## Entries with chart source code
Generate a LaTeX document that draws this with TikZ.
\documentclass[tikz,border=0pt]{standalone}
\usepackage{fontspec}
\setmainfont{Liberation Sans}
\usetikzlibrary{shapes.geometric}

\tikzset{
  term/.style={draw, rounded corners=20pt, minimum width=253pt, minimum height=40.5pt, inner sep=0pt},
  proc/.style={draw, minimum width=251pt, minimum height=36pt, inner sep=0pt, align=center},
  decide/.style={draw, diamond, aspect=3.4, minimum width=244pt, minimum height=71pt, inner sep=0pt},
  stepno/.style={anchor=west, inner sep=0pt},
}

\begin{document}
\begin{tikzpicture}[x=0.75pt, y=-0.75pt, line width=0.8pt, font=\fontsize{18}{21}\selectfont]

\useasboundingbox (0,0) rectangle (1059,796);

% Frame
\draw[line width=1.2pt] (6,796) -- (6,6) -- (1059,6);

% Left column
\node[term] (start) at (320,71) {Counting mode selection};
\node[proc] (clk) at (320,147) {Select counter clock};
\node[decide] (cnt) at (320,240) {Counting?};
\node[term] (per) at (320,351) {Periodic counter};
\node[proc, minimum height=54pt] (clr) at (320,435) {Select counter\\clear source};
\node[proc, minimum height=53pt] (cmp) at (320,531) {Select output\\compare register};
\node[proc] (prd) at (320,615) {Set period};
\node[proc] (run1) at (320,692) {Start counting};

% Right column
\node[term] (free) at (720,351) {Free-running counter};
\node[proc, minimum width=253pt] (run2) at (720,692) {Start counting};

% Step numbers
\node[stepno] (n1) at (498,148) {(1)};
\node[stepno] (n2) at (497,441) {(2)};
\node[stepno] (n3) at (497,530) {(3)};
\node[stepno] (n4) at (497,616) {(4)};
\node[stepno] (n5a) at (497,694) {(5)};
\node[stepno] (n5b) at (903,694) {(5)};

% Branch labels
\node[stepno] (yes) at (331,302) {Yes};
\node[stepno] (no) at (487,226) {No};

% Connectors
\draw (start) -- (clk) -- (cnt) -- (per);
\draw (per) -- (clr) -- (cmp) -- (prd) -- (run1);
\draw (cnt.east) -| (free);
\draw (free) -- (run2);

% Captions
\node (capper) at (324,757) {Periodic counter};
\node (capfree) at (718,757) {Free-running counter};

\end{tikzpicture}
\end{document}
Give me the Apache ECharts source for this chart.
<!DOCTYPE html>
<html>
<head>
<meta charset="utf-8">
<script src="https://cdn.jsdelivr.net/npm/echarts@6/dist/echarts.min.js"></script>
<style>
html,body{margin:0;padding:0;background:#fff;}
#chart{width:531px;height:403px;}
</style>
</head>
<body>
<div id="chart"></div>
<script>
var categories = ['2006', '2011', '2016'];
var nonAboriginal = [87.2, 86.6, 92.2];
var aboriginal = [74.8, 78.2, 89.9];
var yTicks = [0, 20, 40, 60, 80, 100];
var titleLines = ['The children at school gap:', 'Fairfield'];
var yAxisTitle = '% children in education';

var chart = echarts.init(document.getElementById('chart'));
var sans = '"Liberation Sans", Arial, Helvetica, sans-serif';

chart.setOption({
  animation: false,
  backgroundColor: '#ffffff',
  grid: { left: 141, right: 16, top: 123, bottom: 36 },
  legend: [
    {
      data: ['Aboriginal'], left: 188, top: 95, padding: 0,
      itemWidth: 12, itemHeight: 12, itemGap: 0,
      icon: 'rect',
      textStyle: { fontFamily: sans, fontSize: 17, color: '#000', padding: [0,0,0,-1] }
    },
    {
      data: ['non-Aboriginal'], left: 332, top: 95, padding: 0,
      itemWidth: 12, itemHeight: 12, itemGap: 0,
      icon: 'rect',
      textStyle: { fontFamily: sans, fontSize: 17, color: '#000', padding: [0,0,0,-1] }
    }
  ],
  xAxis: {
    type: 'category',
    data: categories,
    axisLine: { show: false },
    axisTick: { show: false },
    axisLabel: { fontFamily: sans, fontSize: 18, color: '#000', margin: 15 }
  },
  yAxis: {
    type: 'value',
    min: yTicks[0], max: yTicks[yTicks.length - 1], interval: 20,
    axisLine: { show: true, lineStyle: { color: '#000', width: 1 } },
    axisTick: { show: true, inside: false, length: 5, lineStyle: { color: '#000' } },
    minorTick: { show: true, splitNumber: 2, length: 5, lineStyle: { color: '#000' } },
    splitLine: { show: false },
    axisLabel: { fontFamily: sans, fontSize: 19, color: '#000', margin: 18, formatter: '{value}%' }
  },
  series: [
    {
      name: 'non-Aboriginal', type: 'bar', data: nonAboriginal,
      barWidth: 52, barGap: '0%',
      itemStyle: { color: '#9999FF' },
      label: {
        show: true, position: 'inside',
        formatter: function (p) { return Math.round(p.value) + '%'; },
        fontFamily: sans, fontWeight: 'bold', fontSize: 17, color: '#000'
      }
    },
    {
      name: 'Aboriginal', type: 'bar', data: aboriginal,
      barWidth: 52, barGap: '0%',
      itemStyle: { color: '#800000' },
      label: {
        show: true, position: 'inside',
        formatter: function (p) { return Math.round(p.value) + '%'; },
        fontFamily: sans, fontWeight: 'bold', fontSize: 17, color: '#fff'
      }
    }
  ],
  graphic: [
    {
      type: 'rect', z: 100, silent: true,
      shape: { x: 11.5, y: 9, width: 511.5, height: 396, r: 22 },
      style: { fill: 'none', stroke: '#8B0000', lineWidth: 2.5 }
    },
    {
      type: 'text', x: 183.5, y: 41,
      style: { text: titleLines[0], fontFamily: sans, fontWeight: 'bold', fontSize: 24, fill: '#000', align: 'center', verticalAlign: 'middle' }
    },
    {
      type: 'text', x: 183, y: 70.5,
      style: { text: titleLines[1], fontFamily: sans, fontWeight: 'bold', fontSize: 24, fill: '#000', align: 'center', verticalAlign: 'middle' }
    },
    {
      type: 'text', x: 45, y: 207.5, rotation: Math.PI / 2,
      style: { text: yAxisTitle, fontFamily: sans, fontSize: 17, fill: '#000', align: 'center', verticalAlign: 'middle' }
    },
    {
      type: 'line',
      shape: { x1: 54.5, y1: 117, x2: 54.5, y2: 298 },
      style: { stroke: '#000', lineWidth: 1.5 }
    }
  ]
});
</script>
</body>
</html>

## What is asked
Please reproduce exactly the lines above, beginning with the first and ending with the line that contains "(run1) at (320,692)", and include nothing outside that range.

## Final result
Generate a LaTeX document that draws this with TikZ.
\documentclass[tikz,border=0pt]{standalone}
\usepackage{fontspec}
\setmainfont{Liberation Sans}
\usetikzlibrary{shapes.geometric}

\tikzset{
  term/.style={draw, rounded corners=20pt, minimum width=253pt, minimum height=40.5pt, inner sep=0pt},
  proc/.style={draw, minimum width=251pt, minimum height=36pt, inner sep=0pt, align=center},
  decide/.style={draw, diamond, aspect=3.4, minimum width=244pt, minimum height=71pt, inner sep=0pt},
  stepno/.style={anchor=west, inner sep=0pt},
}

\begin{document}
\begin{tikzpicture}[x=0.75pt, y=-0.75pt, line width=0.8pt, font=\fontsize{18}{21}\selectfont]

\useasboundingbox (0,0) rectangle (1059,796);

% Frame
\draw[line width=1.2pt] (6,796) -- (6,6) -- (1059,6);

% Left column
\node[term] (start) at (320,71) {Counting mode selection};
\node[proc] (clk) at (320,147) {Select counter clock};
\node[decide] (cnt) at (320,240) {Counting?};
\node[term] (per) at (320,351) {Periodic counter};
\node[proc, minimum height=54pt] (clr) at (320,435) {Select counter\\clear source};
\node[proc, minimum height=53pt] (cmp) at (320,531) {Select output\\compare register};
\node[proc] (prd) at (320,615) {Set period};
\node[proc] (run1) at (320,692) {Start counting};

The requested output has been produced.